** begin **

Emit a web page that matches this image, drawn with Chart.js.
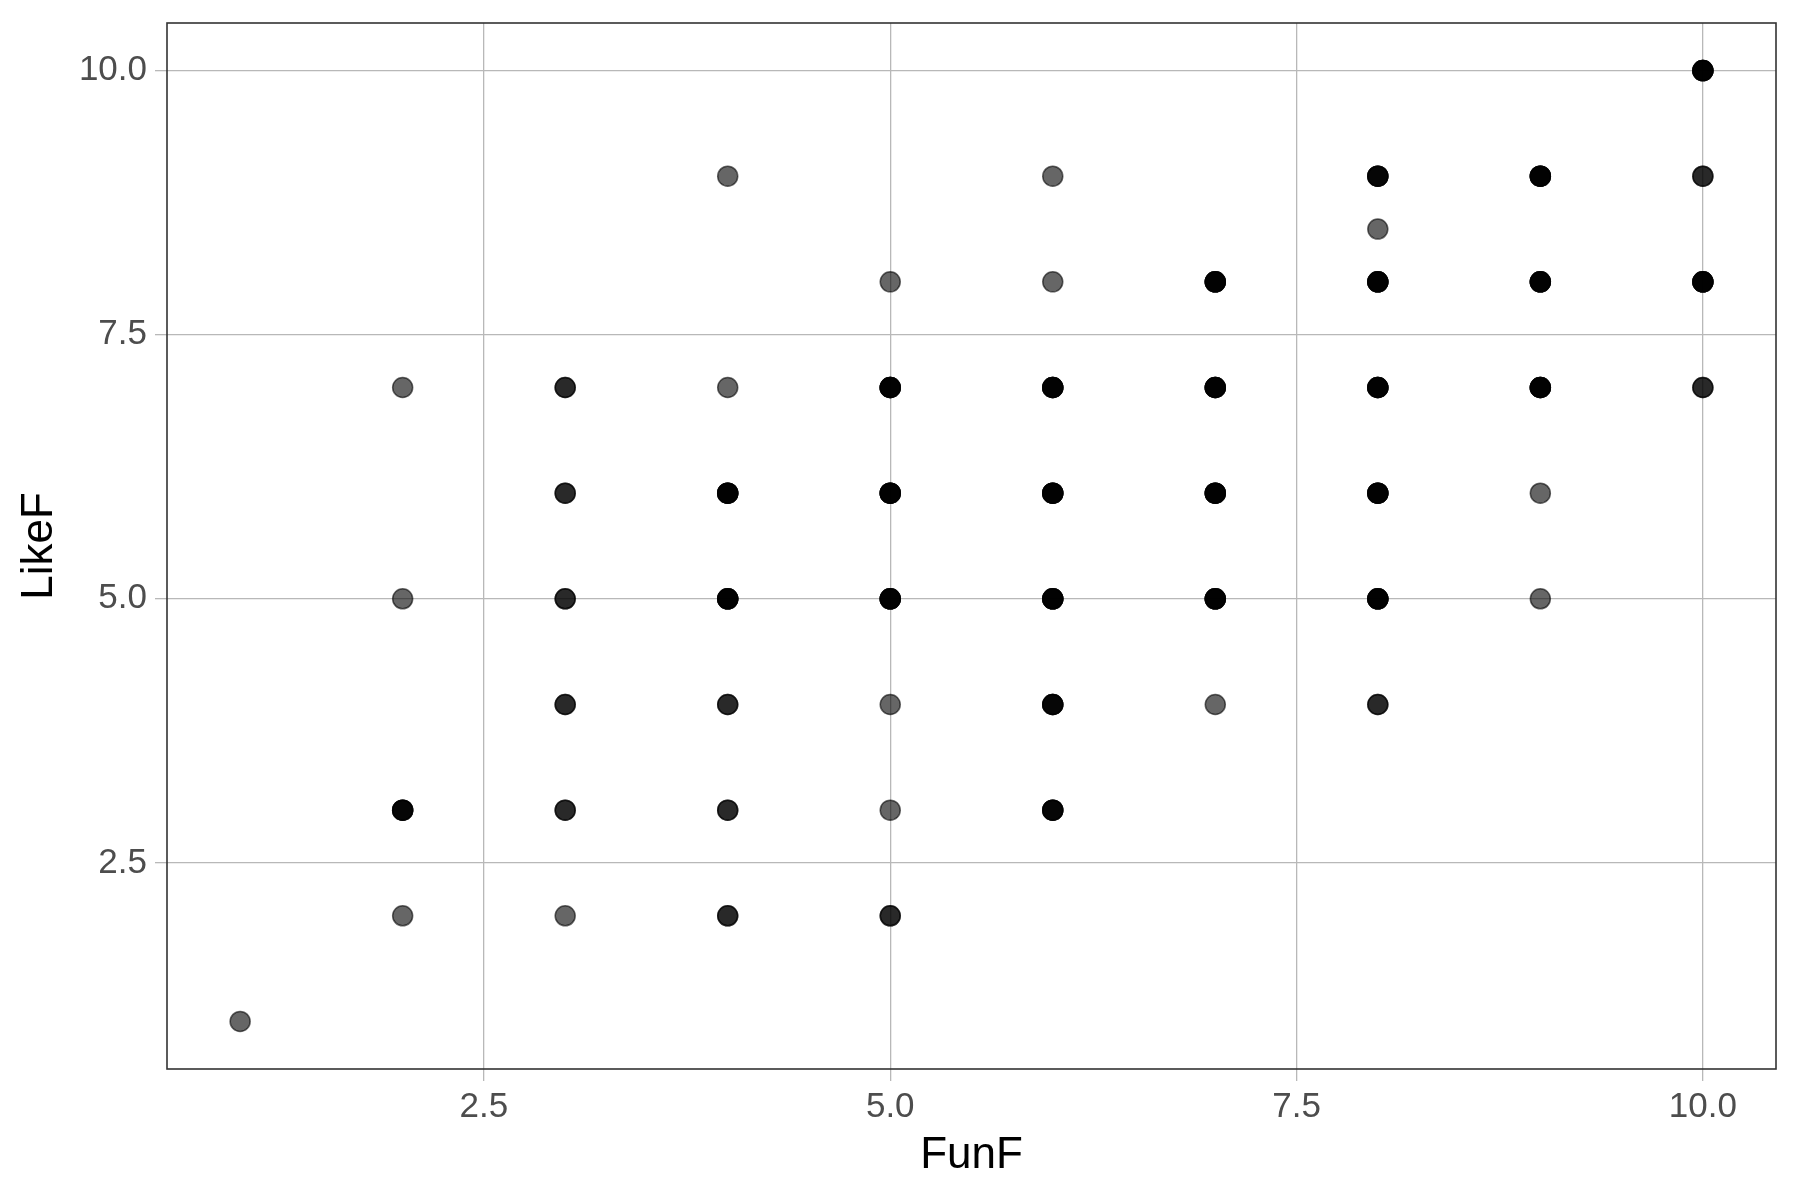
<!DOCTYPE html>
<html>
<head>
<meta charset="utf-8">
<script src="https://cdn.jsdelivr.net/npm/chart.js@4"></script>
<style>
  html, body { margin: 0; padding: 0; background: #fff; }
  #wrap { width: 1800px; height: 1200px; }
</style>
</head>
<body>
<div id="wrap"><canvas id="chart" width="1800" height="1200"></canvas></div>
<script>
// Distinct (FunF, LikeF) positions and how many responses sit on each one
const funF  = [1,  2, 2, 2, 2,  3, 3, 3, 3, 3, 3,  4, 4, 4, 4, 4, 4, 4,  5, 5, 5, 5, 5, 5, 5,
               6, 6, 6, 6, 6, 6, 6,  7, 7, 7, 7, 7,  8, 8, 8, 8, 8, 8, 8,  9, 9, 9, 9, 9,  10, 10, 10, 10];
const likeF = [1,  7, 5, 3, 2,  7, 6, 5, 4, 3, 2,  9, 7, 6, 5, 4, 3, 2,  8, 7, 6, 5, 4, 3, 2,
               9, 8, 7, 6, 5, 4, 3,  8, 7, 6, 5, 4,  9, 8.5, 8, 7, 6, 5, 4,  9, 8, 7, 6, 5,  10, 9, 8, 7];
const nObs  = [1,  1, 1, 4, 1,  2, 2, 2, 2, 2, 1,  1, 1, 5, 5, 2, 2, 2,  1, 5, 5, 5, 1, 1, 2,
               1, 1, 5, 5, 5, 4, 4,  5, 5, 5, 5, 1,  4, 1, 5, 5, 5, 5, 2,  5, 5, 5, 1, 1,  5, 2, 5, 2];
const tickValues = [2.5, 5.0, 7.5, 10.0];

// one point per response, so overlapping points darken like in the original
const points = [];
funF.forEach((x, i) => {
  for (let k = 0; k < nObs[i]; k++) points.push({ x, y: likeF[i] });
});

const font = 'Liberation Sans, Arial, sans-serif';
const gridColor = '#b8b8b8';

// frame around the panel
const panelBorder = {
  id: 'panelBorder',
  afterDraw(chart) {
    const { ctx, chartArea: a } = chart;
    ctx.save();
    ctx.strokeStyle = '#333333';
    ctx.lineWidth = 1.6;
    ctx.strokeRect(a.left, a.top, a.right - a.left, a.bottom - a.top);
    ctx.restore();
  }
};

new Chart(document.getElementById('chart'), {
  type: 'scatter',
  data: {
    datasets: [{
      data: points,
      backgroundColor: 'rgba(0,0,0,0.6)',
      borderColor: 'rgba(0,0,0,0.6)',
      borderWidth: 1.5,
      pointRadius: 10,
      pointHoverRadius: 10
    }]
  },
  options: {
    responsive: false,
    animation: false,
    events: [],
    layout: { padding: { left: 0, right: 24, top: 23, bottom: 0 } },
    plugins: { legend: { display: false }, tooltip: { enabled: false } },
    scales: {
      x: {
        type: 'linear',
        min: 0.55,
        max: 10.45,
        afterBuildTicks: s => { s.ticks = tickValues.map(v => ({ value: v })); },
        afterFit: s => { s.height = 131; },
        grid: { color: gridColor, lineWidth: 1.3, tickLength: 12, drawTicks: true },
        border: { display: false },
        ticks: {
          color: '#4d4d4d',
          font: { family: font, size: 35 },
          padding: 5,
          maxRotation: 0,
          callback: v => v.toFixed(1)
        },
        title: {
          display: true,
          text: 'FunF',
          color: '#000',
          font: { family: font, size: 44, lineHeight: 1 },
          padding: { top: 0, bottom: 22 }
        }
      },
      y: {
        type: 'linear',
        min: 0.55,
        max: 10.45,
        afterBuildTicks: s => { s.ticks = tickValues.map(v => ({ value: v })); },
        afterFit: s => { s.width = 167; },
        grid: { color: gridColor, lineWidth: 1.3, tickLength: 12, drawTicks: true },
        border: { display: false },
        ticks: {
          color: '#4d4d4d',
          font: { family: font, size: 35, lineHeight: 0.8 },
          padding: 8,
          callback: v => v.toFixed(1)
        },
        title: {
          display: true,
          text: 'LikeF',
          color: '#000',
          font: { family: font, size: 44, lineHeight: 1 },
          padding: { top: 18, bottom: 0 }
        }
      }
    }
  },
  plugins: [panelBorder]
});
</script>
</body>
</html>
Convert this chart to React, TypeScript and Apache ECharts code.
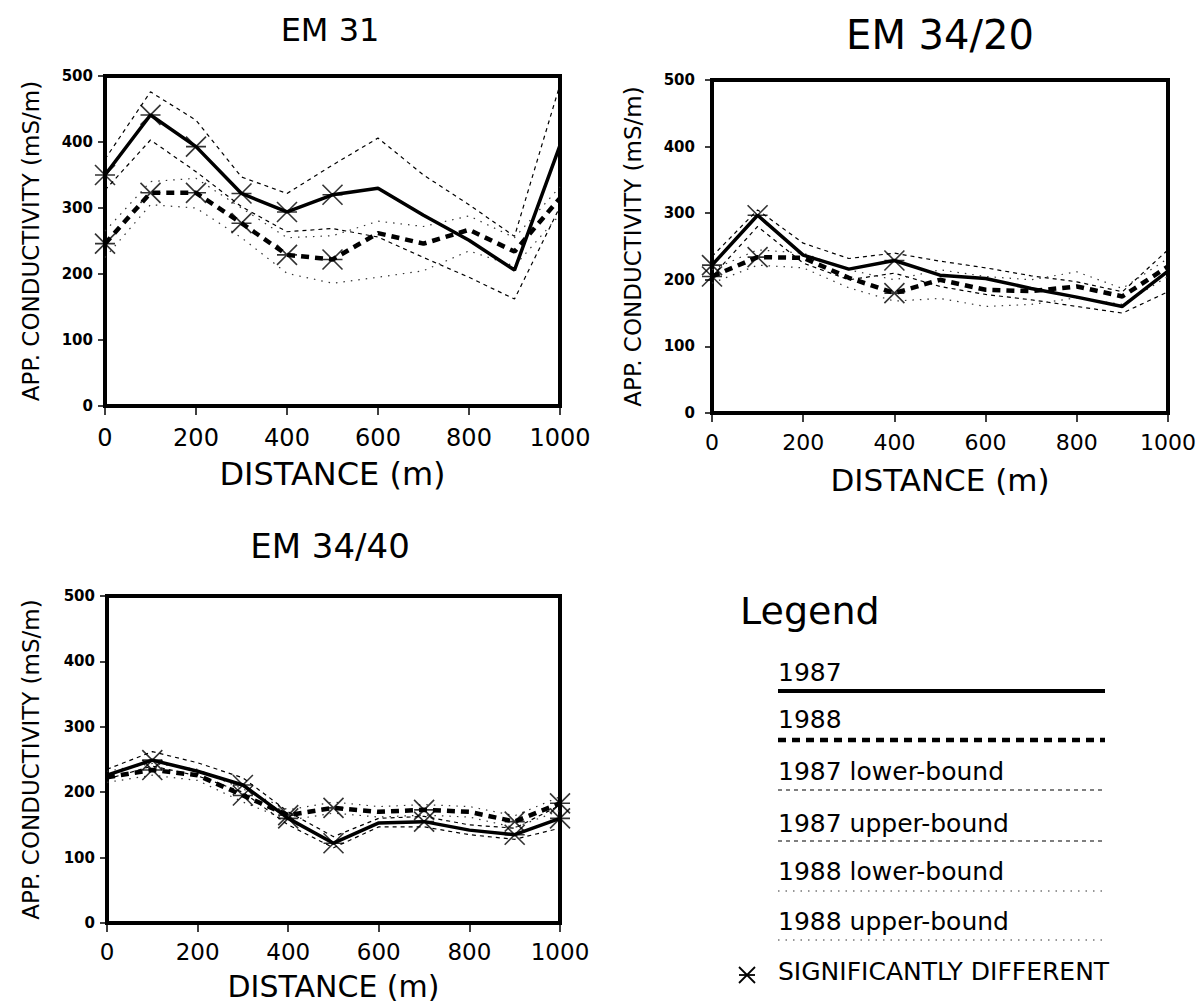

** end **

**What is expected**
Working from the lines above, reproduce the material exactly and exclude its pictures.

**Reply to the exercise**
Emit a web page that matches this image, drawn with Chart.js.
<!DOCTYPE html>
<html>
<head>
<meta charset="utf-8">
<script src="https://cdn.jsdelivr.net/npm/chart.js@4"></script>
<style>
  html, body { margin: 0; padding: 0; background: #fff; }
  #wrap { width: 1800px; height: 1200px; }
</style>
</head>
<body>
<div id="wrap"><canvas id="chart" width="1800" height="1200"></canvas></div>
<script>
// Distinct (FunF, LikeF) positions and how many responses sit on each one
const funF  = [1,  2, 2, 2, 2,  3, 3, 3, 3, 3, 3,  4, 4, 4, 4, 4, 4, 4,  5, 5, 5, 5, 5, 5, 5,
               6, 6, 6, 6, 6, 6, 6,  7, 7, 7, 7, 7,  8, 8, 8, 8, 8, 8, 8,  9, 9, 9, 9, 9,  10, 10, 10, 10];
const likeF = [1,  7, 5, 3, 2,  7, 6, 5, 4, 3, 2,  9, 7, 6, 5, 4, 3, 2,  8, 7, 6, 5, 4, 3, 2,
               9, 8, 7, 6, 5, 4, 3,  8, 7, 6, 5, 4,  9, 8.5, 8, 7, 6, 5, 4,  9, 8, 7, 6, 5,  10, 9, 8, 7];
const nObs  = [1,  1, 1, 4, 1,  2, 2, 2, 2, 2, 1,  1, 1, 5, 5, 2, 2, 2,  1, 5, 5, 5, 1, 1, 2,
               1, 1, 5, 5, 5, 4, 4,  5, 5, 5, 5, 1,  4, 1, 5, 5, 5, 5, 2,  5, 5, 5, 1, 1,  5, 2, 5, 2];
const tickValues = [2.5, 5.0, 7.5, 10.0];

// one point per response, so overlapping points darken like in the original
const points = [];
funF.forEach((x, i) => {
  for (let k = 0; k < nObs[i]; k++) points.push({ x, y: likeF[i] });
});

const font = 'Liberation Sans, Arial, sans-serif';
const gridColor = '#b8b8b8';

// frame around the panel
const panelBorder = {
  id: 'panelBorder',
  afterDraw(chart) {
    const { ctx, chartArea: a } = chart;
    ctx.save();
    ctx.strokeStyle = '#333333';
    ctx.lineWidth = 1.6;
    ctx.strokeRect(a.left, a.top, a.right - a.left, a.bottom - a.top);
    ctx.restore();
  }
};

new Chart(document.getElementById('chart'), {
  type: 'scatter',
  data: {
    datasets: [{
      data: points,
      backgroundColor: 'rgba(0,0,0,0.6)',
      borderColor: 'rgba(0,0,0,0.6)',
      borderWidth: 1.5,
      pointRadius: 10,
      pointHoverRadius: 10
    }]
  },
  options: {
    responsive: false,
    animation: false,
    events: [],
    layout: { padding: { left: 0, right: 24, top: 23, bottom: 0 } },
    plugins: { legend: { display: false }, tooltip: { enabled: false } },
    scales: {
      x: {
        type: 'linear',
        min: 0.55,
        max: 10.45,
        afterBuildTicks: s => { s.ticks = tickValues.map(v => ({ value: v })); },
        afterFit: s => { s.height = 131; },
        grid: { color: gridColor, lineWidth: 1.3, tickLength: 12, drawTicks: true },
        border: { display: false },
        ticks: {
          color: '#4d4d4d',
          font: { family: font, size: 35 },
          padding: 5,
          maxRotation: 0,
          callback: v => v.toFixed(1)
        },
        title: {
          display: true,
          text: 'FunF',
          color: '#000',
          font: { family: font, size: 44, lineHeight: 1 },
          padding: { top: 0, bottom: 22 }
        }
      },
      y: {
        type: 'linear',
        min: 0.55,
        max: 10.45,
        afterBuildTicks: s => { s.ticks = tickValues.map(v => ({ value: v })); },
        afterFit: s => { s.width = 167; },
        grid: { color: gridColor, lineWidth: 1.3, tickLength: 12, drawTicks: true },
        border: { display: false },
        ticks: {
          color: '#4d4d4d',
          font: { family: font, size: 35, lineHeight: 0.8 },
          padding: 8,
          callback: v => v.toFixed(1)
        },
        title: {
          display: true,
          text: 'LikeF',
          color: '#000',
          font: { family: font, size: 44, lineHeight: 1 },
          padding: { top: 18, bottom: 0 }
        }
      }
    }
  },
  plugins: [panelBorder]
});
</script>
</body>
</html>
Convert this chart to React, TypeScript and Apache ECharts code.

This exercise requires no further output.